“I Feel Light Headed, Funky”: The Hunger Strike at Tacoma’s Immigrant Detention Center Continues
A group of about 50 activists gathered outside the Northwest Detention Center in Tacoma on Tuesday night. From the sidewalk outside the prison’s gates, the demonstrators—wives, children, partners, and strangers—rallied in support of those inside.
About 415 detainees at NWDC, mostly undocumented immigrants picked up by Immigration Customs and Enforcement (ICE), had stopped eating to protest conditions at the facility, according to community organizers in touch with people participating in the hunger strike. It was day two without food.
The strike, which began on April 10, also came with a list of demands, including more nutritional food served in the cafeteria, reasonable commissary prices, speedier court proceedings, prompter medical care, and higher pay for prison labor. Demonstrators planned to camp outside the prison overnight.
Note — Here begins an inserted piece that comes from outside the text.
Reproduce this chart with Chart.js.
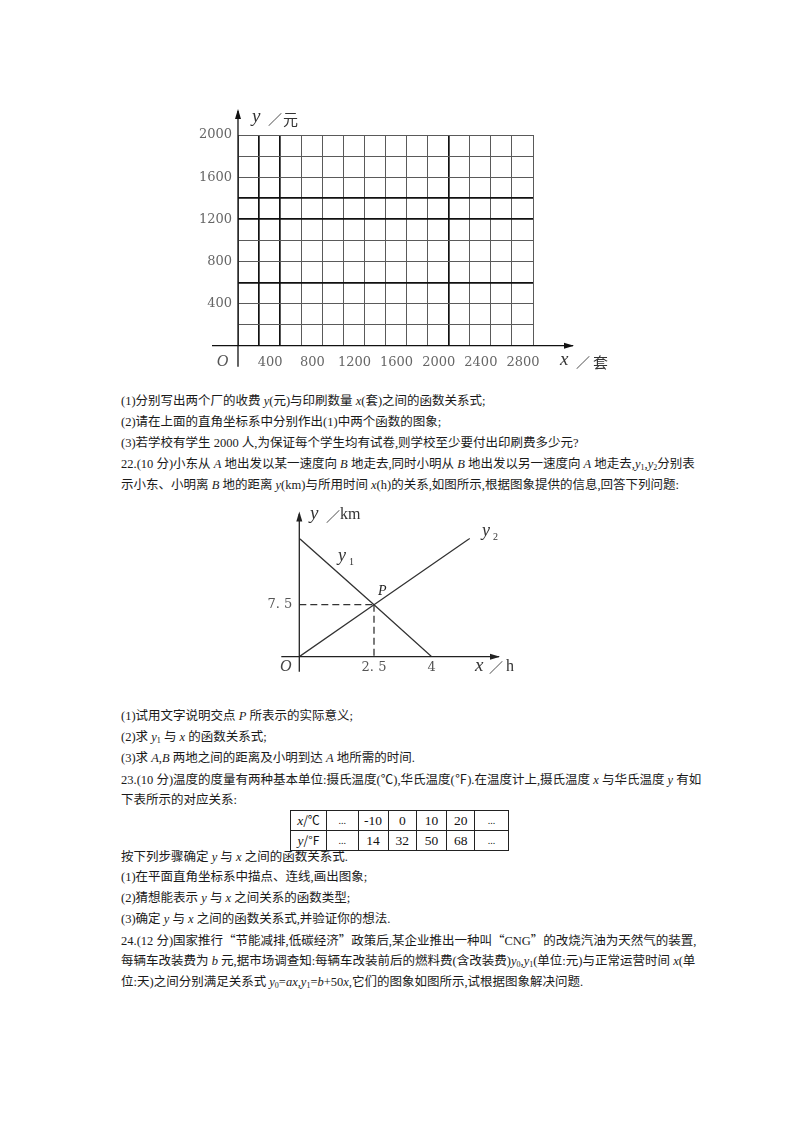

“Nobody goes on a hunger strike because it’s fun, because they have nothing to do, or to call attention to themselves,” said Maru Mora Villalpando, an organizer for NWDC Resistance, told me during the rally.
The strike couldn’t be more timely. It comes as the Trump administration moves to loosen regulations on immigration detention centers, including regulations on medical care, suicide prevention and solitary confinement.
Villalpando said she wasn’t sure how long the hunger strike would last, but she was getting word via e-mails and phone calls from within the prison that more people were joining the effort.